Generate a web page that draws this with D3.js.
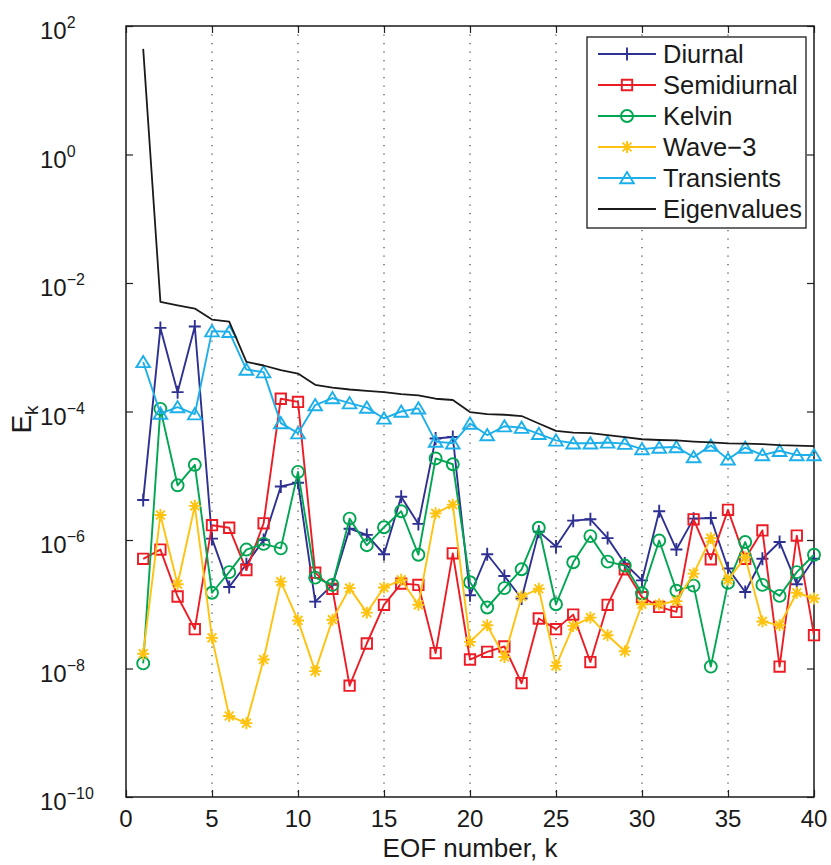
<!DOCTYPE html>
<html>
<head>
<meta charset="utf-8">
<script src="https://cdn.jsdelivr.net/npm/d3@7/dist/d3.min.js"></script>
<style>
  body { margin: 0; background: #fff; }
  text { font-family: "Liberation Sans", Arial, Helvetica, sans-serif; fill: #1a1a1a; }
</style>
</head>
<body>
<svg id="chart" width="831" height="865"></svg>
<script>
// EOF index k
const eofNumbers = [1,2,3,4,5,6,7,8,9,10,11,12,13,14,15,16,17,18,19,20,
                    21,22,23,24,25,26,27,28,29,30,31,32,33,34,35,36,37,38,39,40];

// Energy E_k projected onto each EOF, per signal component
const diurnal = [4.2e-6,2.0e-3,2.0e-4,2.1e-3,1.05e-6,1.86e-7,4.2e-7,1.0e-6,6.8e-6,7.8e-6,
                 1.1e-7,2.0e-7,1.5e-6,1.2e-6,6.0e-7,4.7e-6,1.78e-6,3.8e-5,4.0e-5,1.38e-7,
                 6.0e-7,2.75e-7,1.23e-7,1.35e-6,7.9e-7,2.0e-6,2.1e-6,1.07e-6,4.3e-7,2.35e-7,
                 2.8e-6,7.1e-7,2.15e-6,2.2e-6,3.6e-7,1.55e-7,5.1e-7,9.3e-7,2.05e-7,5.1e-7];
const semidiurnal = [5.1e-7,7.1e-7,1.32e-7,4.1e-8,1.7e-6,1.55e-6,3.4e-7,1.82e-6,1.58e-4,1.41e-4,
                     3.1e-7,1.74e-7,5.4e-9,2.45e-8,9.8e-8,2.1e-7,2.0e-7,1.74e-8,6.2e-7,1.38e-8,
                     1.82e-8,2.2e-8,5.9e-9,6.0e-8,4.1e-8,6.9e-8,1.26e-8,9.8e-8,3.5e-7,1.29e-7,
                     9.1e-8,7.6e-8,2.1e-6,5.0e-7,2.95e-6,5.1e-7,1.41e-6,1.07e-8,1.17e-6,3.3e-8];
const kelvin = [1.2e-8,1.1e-4,7.1e-6,1.48e-5,1.51e-7,3.16e-7,7.1e-7,8.7e-7,7.4e-7,1.15e-5,
                2.6e-7,2.0e-7,2.15e-6,8.3e-7,1.58e-6,2.8e-6,5.9e-7,1.86e-5,1.51e-5,2.2e-7,
                8.9e-8,1.78e-7,3.5e-7,1.55e-6,1.0e-7,4.5e-7,1.15e-6,4.6e-7,4.0e-7,1.48e-7,
                9.8e-7,1.62e-7,1.95e-7,1.07e-8,2.15e-7,9.3e-7,2.0e-7,1.35e-7,3.16e-7,5.9e-7];
const wave3 = [1.7e-8,2.45e-6,2.05e-7,3.4e-6,3.0e-8,1.82e-9,1.41e-9,1.38e-8,2.25e-7,5.6e-8,
               9.1e-9,5.75e-8,1.78e-7,7.4e-8,1.82e-7,2.4e-7,9.8e-8,2.6e-6,3.55e-6,2.6e-8,
               4.7e-8,1.51e-8,1.32e-7,1.74e-7,1.1e-8,4.6e-8,6.2e-8,3.3e-8,1.86e-8,1.0e-7,
               1.0e-7,1.12e-7,3.0e-7,1.07e-6,2.4e-7,5.4e-7,5.4e-8,4.7e-8,1.51e-7,1.23e-7];
const transients = [5.9e-4,9.3e-5,1.17e-4,9.1e-5,1.78e-3,1.74e-3,4.5e-4,4.1e-4,6.6e-5,4.6e-5,
                    1.26e-4,1.62e-4,1.35e-4,1.15e-4,7.8e-5,1.0e-4,1.12e-4,3.4e-5,3.2e-5,6.5e-5,
                    4.3e-5,5.9e-5,5.6e-5,4.5e-5,3.55e-5,3.2e-5,3.2e-5,3.3e-5,3.16e-5,2.6e-5,
                    2.75e-5,2.8e-5,1.95e-5,2.95e-5,1.8e-5,2.75e-5,2.1e-5,2.45e-5,2.1e-5,2.1e-5];
const eigenvalues = [44,5.1e-3,4.5e-3,4.0e-3,2.7e-3,2.5e-3,5.9e-4,5.2e-4,4.4e-4,3.9e-4,
                     2.6e-4,2.35e-4,2.2e-4,2.1e-4,2.0e-4,1.86e-4,1.78e-4,1.58e-4,1.51e-4,9.8e-5,
                     9.1e-5,8.9e-5,8.5e-5,6.5e-5,5.0e-5,4.7e-5,4.6e-5,4.3e-5,4.0e-5,3.7e-5,
                     3.6e-5,3.55e-5,3.4e-5,3.3e-5,3.2e-5,3.16e-5,3.1e-5,3.0e-5,2.95e-5,2.9e-5];

const seriesNames = ["Diurnal","Semidiurnal","Kelvin","Wave\u22123","Transients","Eigenvalues"];
const xTicks = [0,5,10,15,20,25,30,35,40];
const xGrid = [5,10,15,20,25,30,35];
const yTickExponents = [2,0,-2,-4,-6,-8,-10];

// Plot frame
const frame = { left: 126, right: 814, top: 26, bottom: 797 };

const svg = d3.select("#chart");
const x = d3.scaleLinear().domain([0, 40]).range([frame.left, frame.right]);
const y = d3.scaleLog().domain([1e-10, 1e2]).range([frame.bottom, frame.top]);

// marker glyphs centred on the point
const markerPaths = {
  plus: "M-6,0H6M0,-6.5V6.5",
  square: "M-5.2,-5.2H5.2V5.2H-5.2Z",
  circle: "M6,0A6,6 0 1,1 -6,0A6,6 0 1,1 6,0Z",
  star: "M-6,0H6M0,-6V6M-4.4,-4.4L4.4,4.4M-4.4,4.4L4.4,-4.4",
  triangle: "M0,-6L6.8,5.2H-6.8Z",
  none: null
};

const series = [
  { name: seriesNames[0], values: diurnal,     color: "#2e3192", marker: "plus" },
  { name: seriesNames[1], values: semidiurnal, color: "#ed1c24", marker: "square" },
  { name: seriesNames[2], values: kelvin,      color: "#00a651", marker: "circle" },
  { name: seriesNames[3], values: wave3,       color: "#ffc20e", marker: "star" },
  { name: seriesNames[4], values: transients,  color: "#1cafea", marker: "triangle" },
  { name: seriesNames[5], values: eigenvalues, color: "#1a1a1a", marker: "none" }
];

// dotted vertical grid
svg.append("g").selectAll("line").data(xGrid).join("line")
  .attr("x1", d => x(d)).attr("x2", d => x(d))
  .attr("y1", frame.top).attr("y2", frame.bottom)
  .attr("stroke", "#333").attr("stroke-width", 1.1)
  .attr("stroke-dasharray", "1.2,7.3");

// axes with inward ticks on all four sides
const tickLen = 7;
function styleAxis(g) {
  g.select(".domain").remove();
  g.selectAll(".tick line").attr("stroke", "#222").attr("stroke-width", 1.2);
}
svg.append("g").attr("transform", `translate(0,${frame.bottom})`)
  .call(d3.axisBottom(x).tickValues(xTicks).tickSize(-tickLen).tickFormat(""))
  .call(styleAxis);
svg.append("g").attr("transform", `translate(0,${frame.top})`)
  .call(d3.axisTop(x).tickValues(xTicks).tickSize(-tickLen).tickFormat(""))
  .call(styleAxis);
const yTickVals = yTickExponents.map(e => Math.pow(10, e));
svg.append("g").attr("transform", `translate(${frame.left},0)`)
  .call(d3.axisLeft(y).tickValues(yTickVals).tickSize(-tickLen).tickFormat(""))
  .call(styleAxis);
svg.append("g").attr("transform", `translate(${frame.right},0)`)
  .call(d3.axisRight(y).tickValues(yTickVals).tickSize(-tickLen).tickFormat(""))
  .call(styleAxis);

// box
svg.append("rect")
  .attr("x", frame.left).attr("y", frame.top)
  .attr("width", frame.right - frame.left).attr("height", frame.bottom - frame.top)
  .attr("fill", "none").attr("stroke", "#1a1a1a").attr("stroke-width", 1.5);

// x tick labels
svg.append("g").selectAll("text").data(xTicks).join("text")
  .attr("x", d => x(d)).attr("y", frame.bottom + 30)
  .attr("text-anchor", "middle").attr("font-size", 24)
  .text(d => d);

// y tick labels as 10 with a superscript exponent
const yLab = svg.append("g").selectAll("text").data(yTickExponents).join("text")
  .attr("x", 40).attr("y", d => y(Math.pow(10, d)) + 13)
  .attr("font-size", 24);
yLab.append("tspan").text("10");
yLab.append("tspan").attr("font-size", 16).attr("dy", -11)
  .text(d => d < 0 ? "\u2212" + Math.abs(d) : String(d));

// axis titles
svg.append("text")
  .attr("x", (frame.left + frame.right) / 2).attr("y", 857)
  .attr("text-anchor", "middle").attr("font-size", 26)
  .text("EOF number, k");
const yt = svg.append("text")
  .attr("transform", `translate(31,${(frame.top + frame.bottom) / 2 + 8}) rotate(-90)`)
  .attr("text-anchor", "middle").attr("font-size", 28);
yt.append("tspan").text("E");
yt.append("tspan").attr("font-size", 19).attr("dy", 7).text("k");

// series lines and markers
const line = d3.line().x((d, i) => x(eofNumbers[i])).y(d => y(d));
series.forEach(s => {
  const g = svg.append("g");
  g.append("path").datum(s.values)
    .attr("d", line)
    .attr("fill", "none").attr("stroke", s.color)
    .attr("stroke-width", s.marker === "none" ? 1.8 : 1.9)
    .attr("stroke-linejoin", "round");
  if (markerPaths[s.marker]) {
    g.selectAll("path.m").data(s.values).join("path").attr("class", "m")
      .attr("transform", (d, i) => `translate(${x(eofNumbers[i])},${y(d)})`)
      .attr("d", markerPaths[s.marker])
      .attr("fill", "none").attr("stroke", s.color).attr("stroke-width", 1.9);
  }
});

// legend
const lg = svg.append("g");
lg.append("rect")
  .attr("x", 587).attr("y", 37).attr("width", 219).attr("height", 191)
  .attr("fill", "#fff").attr("stroke", "#1a1a1a").attr("stroke-width", 1.3);
series.forEach((s, i) => {
  const yy = 54 + i * 31;
  lg.append("line").attr("x1", 598).attr("x2", 656).attr("y1", yy).attr("y2", yy)
    .attr("stroke", s.color).attr("stroke-width", 1.9);
  if (markerPaths[s.marker]) {
    lg.append("path").attr("transform", `translate(627,${yy})`)
      .attr("d", markerPaths[s.marker])
      .attr("fill", "none").attr("stroke", s.color).attr("stroke-width", 1.9);
  }
  lg.append("text").attr("x", 663).attr("y", yy + 9).attr("font-size", 25.5).text(s.name);
});
</script>
</body>
</html>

— Problem statement —
Return exactly what appears from the opening line of the material through the line with "21,22,23,24,25,26,27,28,29,30,31,32,33,34,35,36,37,38,39,40];", apart from the pictures.

— Correct answer —
Generate a web page that draws this with D3.js.
<!DOCTYPE html>
<html>
<head>
<meta charset="utf-8">
<script src="https://cdn.jsdelivr.net/npm/d3@7/dist/d3.min.js"></script>
<style>
  body { margin: 0; background: #fff; }
  text { font-family: "Liberation Sans", Arial, Helvetica, sans-serif; fill: #1a1a1a; }
</style>
</head>
<body>
<svg id="chart" width="831" height="865"></svg>
<script>
// EOF index k
const eofNumbers = [1,2,3,4,5,6,7,8,9,10,11,12,13,14,15,16,17,18,19,20,
                    21,22,23,24,25,26,27,28,29,30,31,32,33,34,35,36,37,38,39,40];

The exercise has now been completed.